start Provided data

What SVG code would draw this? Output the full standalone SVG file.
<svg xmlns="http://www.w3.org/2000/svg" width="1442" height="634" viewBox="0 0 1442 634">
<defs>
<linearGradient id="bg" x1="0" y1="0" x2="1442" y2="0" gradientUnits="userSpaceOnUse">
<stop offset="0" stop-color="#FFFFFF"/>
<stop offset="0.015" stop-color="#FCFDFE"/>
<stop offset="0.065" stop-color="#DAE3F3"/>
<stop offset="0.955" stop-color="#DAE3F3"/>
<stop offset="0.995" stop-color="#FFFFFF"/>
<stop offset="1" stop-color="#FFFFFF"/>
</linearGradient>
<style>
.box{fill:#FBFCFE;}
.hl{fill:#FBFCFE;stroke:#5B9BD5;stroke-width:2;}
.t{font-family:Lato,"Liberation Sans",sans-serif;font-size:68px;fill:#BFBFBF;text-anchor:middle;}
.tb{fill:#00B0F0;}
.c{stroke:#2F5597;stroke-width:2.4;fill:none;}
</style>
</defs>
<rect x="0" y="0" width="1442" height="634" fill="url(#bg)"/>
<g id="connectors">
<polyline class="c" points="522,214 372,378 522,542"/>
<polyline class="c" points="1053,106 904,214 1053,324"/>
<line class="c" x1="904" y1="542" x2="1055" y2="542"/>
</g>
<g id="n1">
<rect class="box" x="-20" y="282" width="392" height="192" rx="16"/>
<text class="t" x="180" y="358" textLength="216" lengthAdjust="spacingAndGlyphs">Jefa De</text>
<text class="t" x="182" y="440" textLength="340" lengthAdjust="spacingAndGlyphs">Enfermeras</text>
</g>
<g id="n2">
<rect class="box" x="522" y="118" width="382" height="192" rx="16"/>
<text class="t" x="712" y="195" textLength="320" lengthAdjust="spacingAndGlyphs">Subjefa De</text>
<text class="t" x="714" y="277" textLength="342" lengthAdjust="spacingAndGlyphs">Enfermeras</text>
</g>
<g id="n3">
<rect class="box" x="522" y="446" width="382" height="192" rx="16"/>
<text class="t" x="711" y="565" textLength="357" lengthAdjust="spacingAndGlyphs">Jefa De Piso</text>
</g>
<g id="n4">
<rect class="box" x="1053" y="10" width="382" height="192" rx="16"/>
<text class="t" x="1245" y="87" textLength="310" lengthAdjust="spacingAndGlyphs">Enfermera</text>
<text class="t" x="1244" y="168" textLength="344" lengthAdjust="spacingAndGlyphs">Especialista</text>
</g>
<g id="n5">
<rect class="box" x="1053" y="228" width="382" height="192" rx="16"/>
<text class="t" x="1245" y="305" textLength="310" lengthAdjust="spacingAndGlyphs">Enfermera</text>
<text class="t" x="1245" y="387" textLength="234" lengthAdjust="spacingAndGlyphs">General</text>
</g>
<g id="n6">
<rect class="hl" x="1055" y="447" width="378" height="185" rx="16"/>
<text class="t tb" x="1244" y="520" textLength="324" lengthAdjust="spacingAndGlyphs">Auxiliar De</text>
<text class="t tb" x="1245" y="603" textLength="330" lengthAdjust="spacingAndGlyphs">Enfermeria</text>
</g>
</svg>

end Provided data

▸ Given problem:
Each line of the material should be echoed exactly.

▸ The answer:
What SVG code would draw this? Output the full standalone SVG file.
<svg xmlns="http://www.w3.org/2000/svg" width="1442" height="634" viewBox="0 0 1442 634">
<defs>
<linearGradient id="bg" x1="0" y1="0" x2="1442" y2="0" gradientUnits="userSpaceOnUse">
<stop offset="0" stop-color="#FFFFFF"/>
<stop offset="0.015" stop-color="#FCFDFE"/>
<stop offset="0.065" stop-color="#DAE3F3"/>
<stop offset="0.955" stop-color="#DAE3F3"/>
<stop offset="0.995" stop-color="#FFFFFF"/>
<stop offset="1" stop-color="#FFFFFF"/>
</linearGradient>
<style>
.box{fill:#FBFCFE;}
.hl{fill:#FBFCFE;stroke:#5B9BD5;stroke-width:2;}
.t{font-family:Lato,"Liberation Sans",sans-serif;font-size:68px;fill:#BFBFBF;text-anchor:middle;}
.tb{fill:#00B0F0;}
.c{stroke:#2F5597;stroke-width:2.4;fill:none;}
</style>
</defs>
<rect x="0" y="0" width="1442" height="634" fill="url(#bg)"/>
<g id="connectors">
<polyline class="c" points="522,214 372,378 522,542"/>
<polyline class="c" points="1053,106 904,214 1053,324"/>
<line class="c" x1="904" y1="542" x2="1055" y2="542"/>
</g>
<g id="n1">
<rect class="box" x="-20" y="282" width="392" height="192" rx="16"/>
<text class="t" x="180" y="358" textLength="216" lengthAdjust="spacingAndGlyphs">Jefa De</text>
<text class="t" x="182" y="440" textLength="340" lengthAdjust="spacingAndGlyphs">Enfermeras</text>
</g>
<g id="n2">
<rect class="box" x="522" y="118" width="382" height="192" rx="16"/>
<text class="t" x="712" y="195" textLength="320" lengthAdjust="spacingAndGlyphs">Subjefa De</text>
<text class="t" x="714" y="277" textLength="342" lengthAdjust="spacingAndGlyphs">Enfermeras</text>
</g>
<g id="n3">
<rect class="box" x="522" y="446" width="382" height="192" rx="16"/>
<text class="t" x="711" y="565" textLength="357" lengthAdjust="spacingAndGlyphs">Jefa De Piso</text>
</g>
<g id="n4">
<rect class="box" x="1053" y="10" width="382" height="192" rx="16"/>
<text class="t" x="1245" y="87" textLength="310" lengthAdjust="spacingAndGlyphs">Enfermera</text>
<text class="t" x="1244" y="168" textLength="344" lengthAdjust="spacingAndGlyphs">Especialista</text>
</g>
<g id="n5">
<rect class="box" x="1053" y="228" width="382" height="192" rx="16"/>
<text class="t" x="1245" y="305" textLength="310" lengthAdjust="spacingAndGlyphs">Enfermera</text>
<text class="t" x="1245" y="387" textLength="234" lengthAdjust="spacingAndGlyphs">General</text>
</g>
<g id="n6">
<rect class="hl" x="1055" y="447" width="378" height="185" rx="16"/>
<text class="t tb" x="1244" y="520" textLength="324" lengthAdjust="spacingAndGlyphs">Auxiliar De</text>
<text class="t tb" x="1245" y="603" textLength="330" lengthAdjust="spacingAndGlyphs">Enfermeria</text>
</g>
</svg>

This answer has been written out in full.